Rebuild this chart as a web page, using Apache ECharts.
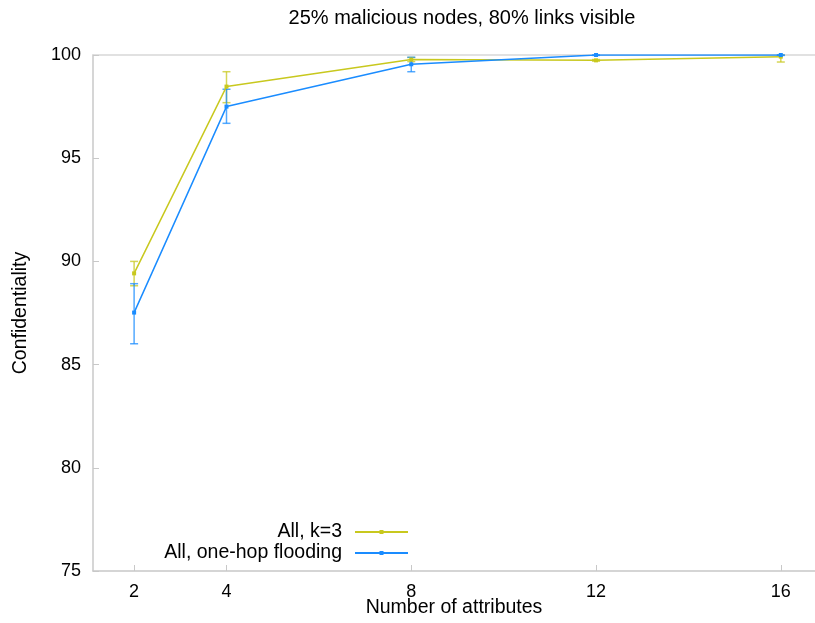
<!DOCTYPE html>
<html><head><meta charset="utf-8">
<script src="https://cdn.jsdelivr.net/npm/echarts@6/dist/echarts.min.js"></script>
<style>html,body{margin:0;padding:0;background:#fff}#c{width:815px;height:623px}</style>
</head><body><div id="c"></div>
<script>
const xValues = [2, 4, 8, 12, 16];
const kValues = [89.42, 98.47, 99.78, 99.74, 99.92];
const kLow = [88.82, 97.69, 99.68, 99.70, 99.66];
const kHigh = [90.0, 99.19, 99.88, 99.78, 100.0];
const floodValues = [87.52, 97.5, 99.55, 100.0, 100.0];
const floodLow = [86.01, 96.69, 99.19, 99.98, 99.98];
const floodHigh = [88.92, 98.34, 99.89, 100.0, 100.0];
const xTicks = [2, 4, 8, 12, 16];
const yTicks = [75, 80, 85, 90, 95, 100];
const names = ['All, k=3', 'All, one-hop flooding'];
const colors = ['#c8c81e', '#1a8cff'];

const font = 'Liberation Sans, Arial, sans-serif';
function errSeries(low, high, color) {
  return {
    type: 'custom', silent: true, z: 3,
    data: xValues.map((x, i) => [x, low[i], high[i]]),
    encode: {x: 0, y: [1, 2]},
    renderItem: function (params, api) {
      const lo = api.coord([api.value(0), api.value(1)]);
      const hi = api.coord([api.value(0), api.value(2)]);
      const w = 4;
      const st = {stroke: color, lineWidth: 1.5, opacity: 0.75};
      return {type: 'group', children: [
        {type: 'line', shape: {x1: lo[0], y1: lo[1], x2: hi[0], y2: hi[1]}, style: st},
        {type: 'line', shape: {x1: lo[0]-w, y1: lo[1], x2: lo[0]+w, y2: lo[1]}, style: st},
        {type: 'line', shape: {x1: hi[0]-w, y1: hi[1], x2: hi[0]+w, y2: hi[1]}, style: st}
      ]};
    }
  };
}
const legendText = {fontSize: 19.5, color: '#000', fontFamily: font, padding: [0, 8, 0, 0]};
const chart = echarts.init(document.getElementById('c'));
chart.setOption({
  animation: false,
  textStyle: {fontFamily: font},
  title: {text: '25% malicious nodes, 80% links visible', left: 457, textAlign: 'center', top: 3,
    textStyle: {fontSize: 20, fontWeight: 'normal', color: '#000', fontFamily: font}},
  grid: {left: 93, right: 0, top: 55, bottom: 52, containLabel: false, outerBoundsMode: 'none'},
  legend: [
    {data: [names[0]], right: 401, top: 517, align: 'right', itemWidth: 53, itemHeight: 5, itemGap: 0,
     padding: 5, textStyle: legendText},
    {data: [names[1]], right: 401, top: 538, align: 'right', itemWidth: 53, itemHeight: 5, itemGap: 0,
     padding: 5, textStyle: legendText}
  ],
  xAxis: [{
    type: 'value', min: 1.11, max: 16.74,
    name: 'Number of attributes', nameLocation: 'middle', nameGap: 27, nameMoveOverlap: false,
    nameTextStyle: {fontSize: 19.5, color: '#000', fontFamily: font},
    axisLine: {show: true, lineStyle: {color: '#c8c8c8', width: 1.5}},
    axisTick: {show: true, inside: true, length: 6, lineStyle: {color: '#c8c8c8'},
      customValues: xTicks},
    axisLabel: {fontSize: 18, color: '#000', margin: 12, customValues: xTicks, fontFamily: font},
    splitLine: {show: false}
  }, {
    type: 'value', position: 'top', min: 1.11, max: 16.74,
    axisLine: {show: true, lineStyle: {color: '#d8d8d8', width: 1.5}},
    axisTick: {show: false}, axisLabel: {show: false}, splitLine: {show: false}
  }],
  yAxis: {
    type: 'value', min: 75, max: 100, interval: 5,
    name: 'Confidentiality', nameLocation: 'middle', nameGap: 62, nameMoveOverlap: false,
    nameTextStyle: {fontSize: 19.5, color: '#000', fontFamily: font},
    axisLine: {show: true, lineStyle: {color: '#c8c8c8', width: 1.5}},
    axisTick: {show: true, inside: true, length: 6, lineStyle: {color: '#c8c8c8'}},
    axisLabel: {fontSize: 18, color: '#000', margin: 12, fontFamily: font,
      customValues: yTicks},
    splitLine: {show: false}
  },
  series: [
    errSeries(kLow, kHigh, colors[0]),
    errSeries(floodLow, floodHigh, colors[1]),
    {name: names[0], type: 'line', data: xValues.map((x, i) => [x, kValues[i]]),
     color: colors[0], symbol: 'rect', symbolSize: 4, showSymbol: true, z: 4,
     lineStyle: {width: 1.5}, itemStyle: {color: colors[0]}},
    {name: names[1], type: 'line', data: xValues.map((x, i) => [x, floodValues[i]]),
     color: colors[1], symbol: 'rect', symbolSize: 4, showSymbol: true, z: 5,
     lineStyle: {width: 1.5}, itemStyle: {color: colors[1]}}
  ]
});
</script></body></html>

------------------------------------------------------------------------

§ What you have to do: Give back exactly the lines from the first line of the data through the line with "const colors = ['#c8c81e', '#1a8cff'];", pictures excluded.

§ Completed exercise:
Rebuild this chart as a web page, using Apache ECharts.
<!DOCTYPE html>
<html><head><meta charset="utf-8">
<script src="https://cdn.jsdelivr.net/npm/echarts@6/dist/echarts.min.js"></script>
<style>html,body{margin:0;padding:0;background:#fff}#c{width:815px;height:623px}</style>
</head><body><div id="c"></div>
<script>
const xValues = [2, 4, 8, 12, 16];
const kValues = [89.42, 98.47, 99.78, 99.74, 99.92];
const kLow = [88.82, 97.69, 99.68, 99.70, 99.66];
const kHigh = [90.0, 99.19, 99.88, 99.78, 100.0];
const floodValues = [87.52, 97.5, 99.55, 100.0, 100.0];
const floodLow = [86.01, 96.69, 99.19, 99.98, 99.98];
const floodHigh = [88.92, 98.34, 99.89, 100.0, 100.0];
const xTicks = [2, 4, 8, 12, 16];
const yTicks = [75, 80, 85, 90, 95, 100];
const names = ['All, k=3', 'All, one-hop flooding'];
const colors = ['#c8c81e', '#1a8cff'];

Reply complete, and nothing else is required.